● Information supplied:
* * * *
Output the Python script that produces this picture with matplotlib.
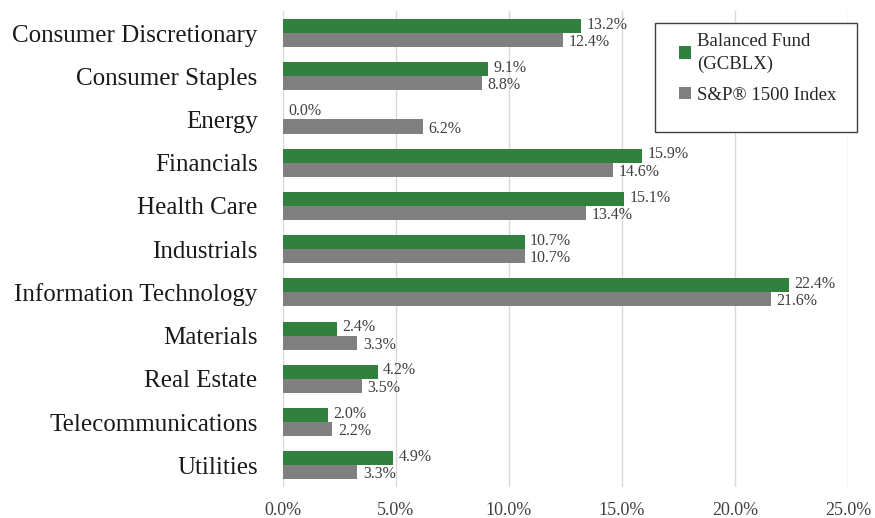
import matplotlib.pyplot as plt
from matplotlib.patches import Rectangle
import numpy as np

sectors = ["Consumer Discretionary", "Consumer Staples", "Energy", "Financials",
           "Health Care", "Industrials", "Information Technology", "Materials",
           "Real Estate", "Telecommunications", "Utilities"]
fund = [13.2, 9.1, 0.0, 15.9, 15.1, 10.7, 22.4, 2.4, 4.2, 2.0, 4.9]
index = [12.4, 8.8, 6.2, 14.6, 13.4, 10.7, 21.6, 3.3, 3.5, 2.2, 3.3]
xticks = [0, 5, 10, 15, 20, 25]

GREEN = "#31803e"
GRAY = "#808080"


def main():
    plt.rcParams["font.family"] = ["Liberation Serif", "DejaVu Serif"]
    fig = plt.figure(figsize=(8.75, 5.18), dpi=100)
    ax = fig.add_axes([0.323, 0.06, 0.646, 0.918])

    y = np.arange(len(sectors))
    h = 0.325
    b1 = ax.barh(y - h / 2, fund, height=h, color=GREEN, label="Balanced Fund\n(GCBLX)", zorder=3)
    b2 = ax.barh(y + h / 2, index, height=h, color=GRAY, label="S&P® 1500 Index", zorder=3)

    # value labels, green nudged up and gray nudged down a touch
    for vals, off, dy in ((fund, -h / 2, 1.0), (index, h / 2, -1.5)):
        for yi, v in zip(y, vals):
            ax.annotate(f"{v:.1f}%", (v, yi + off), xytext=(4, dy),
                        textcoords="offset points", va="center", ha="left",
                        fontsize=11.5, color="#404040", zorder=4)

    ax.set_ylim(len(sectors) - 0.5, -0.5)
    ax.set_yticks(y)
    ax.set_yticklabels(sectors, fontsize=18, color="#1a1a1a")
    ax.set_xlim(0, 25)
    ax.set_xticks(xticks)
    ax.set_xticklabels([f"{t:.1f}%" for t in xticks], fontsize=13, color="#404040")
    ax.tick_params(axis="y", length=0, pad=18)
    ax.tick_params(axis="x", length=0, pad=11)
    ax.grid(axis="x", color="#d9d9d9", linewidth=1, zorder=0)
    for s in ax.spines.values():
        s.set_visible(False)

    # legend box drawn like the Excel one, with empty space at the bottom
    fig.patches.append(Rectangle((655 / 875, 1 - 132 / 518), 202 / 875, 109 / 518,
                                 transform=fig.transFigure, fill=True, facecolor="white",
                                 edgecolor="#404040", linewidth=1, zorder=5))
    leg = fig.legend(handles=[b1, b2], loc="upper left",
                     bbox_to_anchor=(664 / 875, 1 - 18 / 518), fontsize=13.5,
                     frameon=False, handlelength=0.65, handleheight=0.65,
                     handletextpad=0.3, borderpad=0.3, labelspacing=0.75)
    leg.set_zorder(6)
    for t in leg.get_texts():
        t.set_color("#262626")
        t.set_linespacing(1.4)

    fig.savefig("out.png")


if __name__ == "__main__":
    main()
* * * *
● Aim of the task: Leaving the pictures aside, transcribe the entire listing exactly.

● Output for this exercise:
Output the Python script that produces this picture with matplotlib.
import matplotlib.pyplot as plt
from matplotlib.patches import Rectangle
import numpy as np

sectors = ["Consumer Discretionary", "Consumer Staples", "Energy", "Financials",
           "Health Care", "Industrials", "Information Technology", "Materials",
           "Real Estate", "Telecommunications", "Utilities"]
fund = [13.2, 9.1, 0.0, 15.9, 15.1, 10.7, 22.4, 2.4, 4.2, 2.0, 4.9]
index = [12.4, 8.8, 6.2, 14.6, 13.4, 10.7, 21.6, 3.3, 3.5, 2.2, 3.3]
xticks = [0, 5, 10, 15, 20, 25]

GREEN = "#31803e"
GRAY = "#808080"


def main():
    plt.rcParams["font.family"] = ["Liberation Serif", "DejaVu Serif"]
    fig = plt.figure(figsize=(8.75, 5.18), dpi=100)
    ax = fig.add_axes([0.323, 0.06, 0.646, 0.918])

    y = np.arange(len(sectors))
    h = 0.325
    b1 = ax.barh(y - h / 2, fund, height=h, color=GREEN, label="Balanced Fund\n(GCBLX)", zorder=3)
    b2 = ax.barh(y + h / 2, index, height=h, color=GRAY, label="S&P® 1500 Index", zorder=3)

    # value labels, green nudged up and gray nudged down a touch
    for vals, off, dy in ((fund, -h / 2, 1.0), (index, h / 2, -1.5)):
        for yi, v in zip(y, vals):
            ax.annotate(f"{v:.1f}%", (v, yi + off), xytext=(4, dy),
                        textcoords="offset points", va="center", ha="left",
                        fontsize=11.5, color="#404040", zorder=4)

    ax.set_ylim(len(sectors) - 0.5, -0.5)
    ax.set_yticks(y)
    ax.set_yticklabels(sectors, fontsize=18, color="#1a1a1a")
    ax.set_xlim(0, 25)
    ax.set_xticks(xticks)
    ax.set_xticklabels([f"{t:.1f}%" for t in xticks], fontsize=13, color="#404040")
    ax.tick_params(axis="y", length=0, pad=18)
    ax.tick_params(axis="x", length=0, pad=11)
    ax.grid(axis="x", color="#d9d9d9", linewidth=1, zorder=0)
    for s in ax.spines.values():
        s.set_visible(False)

    # legend box drawn like the Excel one, with empty space at the bottom
    fig.patches.append(Rectangle((655 / 875, 1 - 132 / 518), 202 / 875, 109 / 518,
                                 transform=fig.transFigure, fill=True, facecolor="white",
                                 edgecolor="#404040", linewidth=1, zorder=5))
    leg = fig.legend(handles=[b1, b2], loc="upper left",
                     bbox_to_anchor=(664 / 875, 1 - 18 / 518), fontsize=13.5,
                     frameon=False, handlelength=0.65, handleheight=0.65,
                     handletextpad=0.3, borderpad=0.3, labelspacing=0.75)
    leg.set_zorder(6)
    for t in leg.get_texts():
        t.set_color("#262626")
        t.set_linespacing(1.4)

    fig.savefig("out.png")


if __name__ == "__main__":
    main()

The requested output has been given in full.